The subject of Sunday’s sermon was about ants. And in consistent unfailing and faithful fashion, I knew my Sweet Lord was weaving this “ant thing” into what was already fresh on my mind. He is the Master Weaver of all things lovely into my heart and does so in the most perfect way. My husband and I were nearing the end of our weekend that consisted of a “work/date” day, sharing in a sweet couple’s wedding and the celebration of our own wedding anniversary.
Weddings are such a lovely thing, aren’t they? The couple is radiant with love. It oozes from every part of them. The vows and commitment made during the ceremony are so very sacred. It always strikes me as such an honor to share such intimate moments with people you love and care so much about. To be a part of something so precious. Especially when God is at the center of it all.
If you’re married, have you ever been asked what one piece of advice you would give to a newlywed couple? Is it advice that you would take for yourself?

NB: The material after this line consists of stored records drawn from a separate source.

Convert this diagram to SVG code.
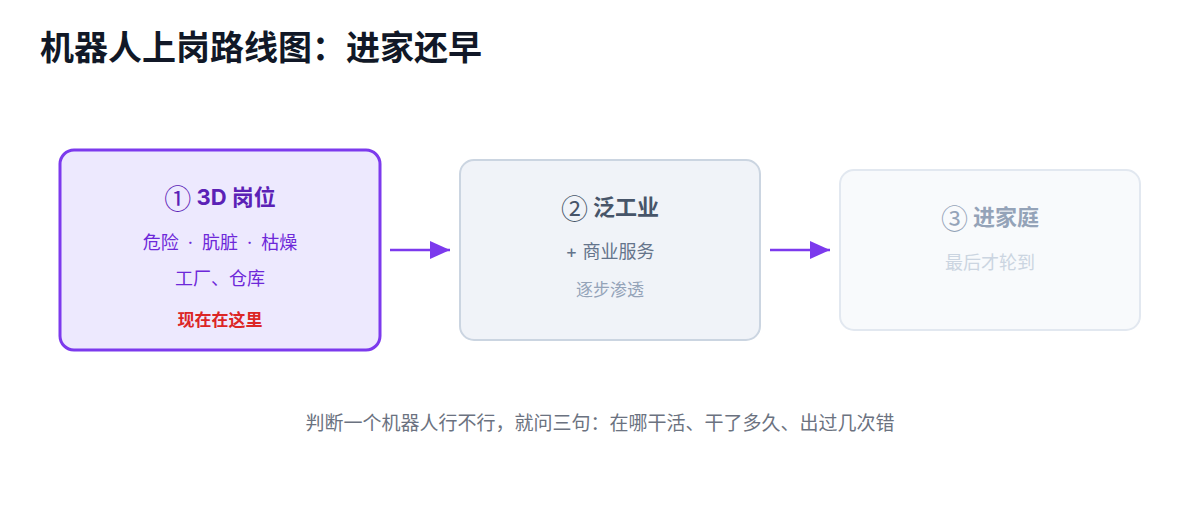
<svg xmlns="http://www.w3.org/2000/svg" width="1200" height="520" viewBox="0 0 1200 520">
<defs>
<style>
text{font-family:"Inter","Noto Sans CJK SC",sans-serif;dominant-baseline:central;text-anchor:middle}
.title{font-size:34px;font-weight:700;fill:#111827;text-anchor:start}
.h{font-size:22px;font-weight:700}
.n{font-weight:400;font-size:27px;font-family:"Noto Sans CJK SC",sans-serif}
.s{font-size:18px}
.t{font-size:17px}
.conn{stroke:#7c3aed;stroke-width:2.5;fill:none}
</style>
<marker id="arr" viewBox="0 0 20 18" refX="20" refY="9" markerWidth="20" markerHeight="18" markerUnits="userSpaceOnUse" orient="auto">
<path d="M0,0 L20,9 L0,18 Z" fill="#7c3aed"/>
</marker>
</defs>
<rect width="1200" height="520" fill="#ffffff"/>
<text class="title" x="40" y="47">机器人上岗路线图：进家还早</text>
<g id="connectors">
<line class="conn" x1="390" y1="250" x2="450" y2="250" marker-end="url(#arr)"/>
<line class="conn" x1="770" y1="250" x2="830" y2="250" marker-end="url(#arr)"/>
</g>
<g id="node1">
<rect x="60" y="150" width="320" height="200" rx="14" fill="#ede9fe" stroke="#7c3aed" stroke-width="3"/>
<text class="h" x="220" y="197" fill="#5b21b6"><tspan class="n">①</tspan> 3D 岗位</text>
<text class="s" x="220" y="242" fill="#6d28d9">危险&#8194;·&#8194;肮脏&#8194;·&#8194;枯燥</text>
<text class="s" x="220" y="278" fill="#6d28d9">工厂、仓库</text>
<text class="t" x="220" y="320" fill="#dc2626" font-weight="700">现在在这里</text>
</g>
<g id="node2">
<rect x="460" y="160" width="300" height="180" rx="14" fill="#f0f3f8" stroke="#cbd5e1" stroke-width="2"/>
<text class="h" x="610" y="207" fill="#475569"><tspan class="n">②</tspan> 泛工业</text>
<text class="s" x="610" y="251" fill="#64748b">+ 商业服务</text>
<text class="t" x="610" y="290" fill="#94a3b8">逐步渗透</text>
</g>
<g id="node3">
<rect x="840" y="170" width="300" height="160" rx="14" fill="#f8fafc" stroke="#e2e8f0" stroke-width="2"/>
<text class="h" x="990" y="217" fill="#94a3b8"><tspan class="n">③</tspan> 进家庭</text>
<text class="s" x="990" y="262" fill="#cbd5e1">最后才轮到</text>
</g>
<text x="600" y="423" fill="#6b7280" font-size="19">判断一个机器人行不行，就问三句：在哪干活、干了多久、出过几次错</text>
</svg>
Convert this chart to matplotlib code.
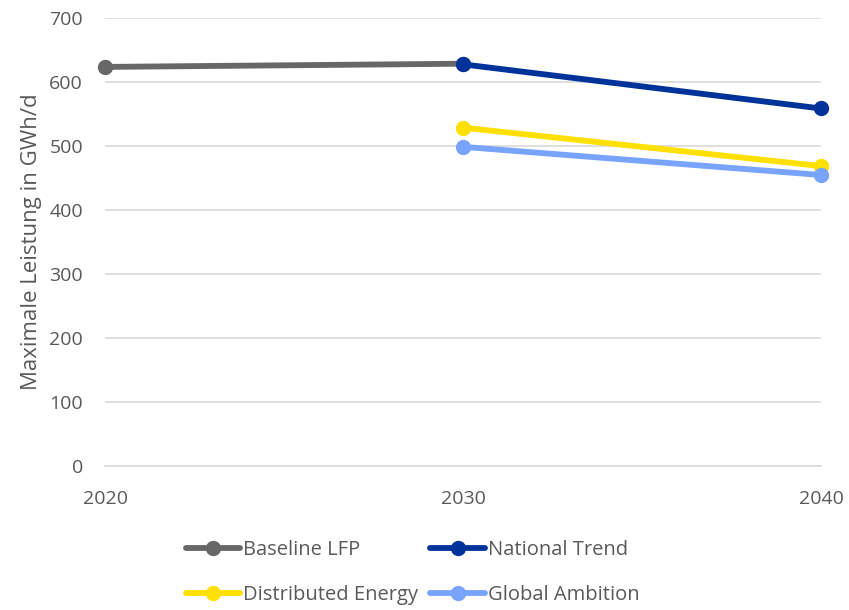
import matplotlib.pyplot as plt
import numpy as np

plt.rcParams['font.family'] = ['Open Sans', 'DejaVu Sans']

years = ['2020', '2030', '2040']
baseline_lfp = [624, 629, np.nan]
national_trend = [np.nan, 628, 559]
distributed_energy = [np.nan, 529, 469]
global_ambition = [np.nan, 499, 455]

series = [
    ('Baseline LFP', baseline_lfp, '#676767'),
    ('National Trend', national_trend, '#003399'),
    ('Distributed Energy', distributed_energy, '#FFE000'),
    ('Global Ambition', global_ambition, '#78A3FF'),
]

text_color = '#595959'

fig = plt.figure(figsize=(8.49, 6.10), dpi=100)
ax = fig.add_axes([0.124, 0.236, 0.843, 0.734])

x = np.arange(len(years))
lines = []
for name, values, color in series:
    ln, = ax.plot(x, values, color=color, linewidth=4.2, marker='o',
                  markersize=10, label=name, solid_capstyle='round',
                  clip_on=False)
    lines.append(ln)

ax.set_xlim(0, 2)
ax.set_ylim(0, 700)
ax.set_xticks(x)
ax.set_xticklabels(years)
ax.set_yticks(range(0, 701, 100))
ax.yaxis.grid(True, color='#d9d9d9', linewidth=1.2)
ax.set_axisbelow(True)

for side in ['top', 'right', 'left']:
    ax.spines[side].set_visible(False)
ax.spines['bottom'].set_color('#d9d9d9')
ax.spines['bottom'].set_linewidth(1.2)

ax.tick_params(axis='both', length=0, labelsize=14, colors=text_color)
ax.tick_params(axis='x', pad=17)
ax.tick_params(axis='y', pad=16)
ax.set_ylabel('Maximale Leistung in GWh/d', fontsize=16, color=text_color,
              labelpad=5)

# legend is filled row by row: two entries per row
order = [0, 2, 1, 3]
leg = fig.legend([lines[i] for i in order], [series[i][0] for i in order],
                 loc='lower center', bbox_to_anchor=(0.486, -0.022), ncol=2,
                 frameon=False, fontsize=14.5, handlelength=2.7,
                 handletextpad=0.15, columnspacing=0.6, labelspacing=1.25)
for t in leg.get_texts():
    t.set_color(text_color)

fig.savefig('out.png', dpi=100)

I suppose it would be hard to just narrow it to one. Up until Sunday’s sermon, I did have an answer. In fact, I’ve had a couple different answers over the years, but I now have a new one. This is what I would now say in answer to the question of what one piece of marriage advice I’d give to a newlywed couple: Be an ant. Three simple words.
Not what you’d expect someone to say. I mean the ant is so tiny. We don’t even notice them most of the time. They’re seemingly very insignificant in the whole scheme of things. Seriously, they are easily squished! We do everything we can to get them out of our homes. Away from our picnics. After learning more about them this past Sunday, I’ve decided if I want my marriage to have a mascot, it would be the ant. You can picture this, can’t you? Me too, so I doodled it out for a coloring page! Get it here or if you've already opted in here.
Let me share with you my version of the points that were given to us from our pastor on Sunday. And my two cents worth 😊
Marriage Lessons from an Ant.
Your marriage is a team.
The ant is a worker.
Are you lazy in your marriage? Do you take your spouse for granted? Your marriage is suppose to be a team. Look to your mascot, the ant. They don’t go at this whole hill building thing alone. They don’t collect food alone. We see them in a long line. Sometimes, it takes multiple ants to move something because it’s too large for just one. And keep in mind, an ant can carry fifty times their own body weight! They are not afraid of work and don’t shy away from it. Can you imagine the teamwork that goes into all these ants trying to carry the same load and move in the same direction with the same goal of getting the job done?
@@This tells me the ant is actively driven and determined to be intentional. Is this your attitude toward your marriage?@@
Go to the ant, you slacker! Observe its ways and become wise. Proverbs 6:6
Your marriage is a gift from God and should be your first mission.
The ant is wise.
They are soldiers. Ants are farmers. They’re constantly alert to any dangers to their colonies. Soldiers are ready to fight for and protect their own. Farmers work their land and supply for the future. In certain ant species, the soldier ants have modified heads, shaped to match the nest entrance. They block access to the nest by sitting just inside the entrance, with their heads facing out like a cork in a bottle. When a worker ant returns to the nest, it will touch the soldier ant's head to let the guard know it belongs to the colony. Scientists estimate there are at least 1.5 million ants on the planet for every human being. Whoa! That’s quite the army of wise farmers, eh? *
Four things on earth are small, yet they are extremely wise: the ants are not a strong people, yet they store up their food in the summer. Proverbs 30:24-25
The Bible has much to say about marriage. I’m not here to be the expert or even to exhaust all that it says about this precious establishment, but I would like to challenge you to consider the ant as your mascot for your marriage.
Let me share with you what my answer to that one piece of advice I’d give to a newlywed couple about marriage. And while I’m not abandoning these precious nuggets of truth. I have learned to add to what I’ve experienced and to build upon them. As I said it’s been a couple of different things over the years.
The first was to be a student of your spouse. Learn them. Know them. Accept them. This is a never-ending process. The second is this - date your spouse. It’s not been all that long ago we shared with some people that we had been on a date recently and their response was, “why?” This person couldn’t understand why we had gone on a date when we were already married. Date your spouse, you won’t regret a second of it.
I’m curious, what would your answer be to my question about what you’d say to a newlywed couple if you could only give them one piece of advice about marriage?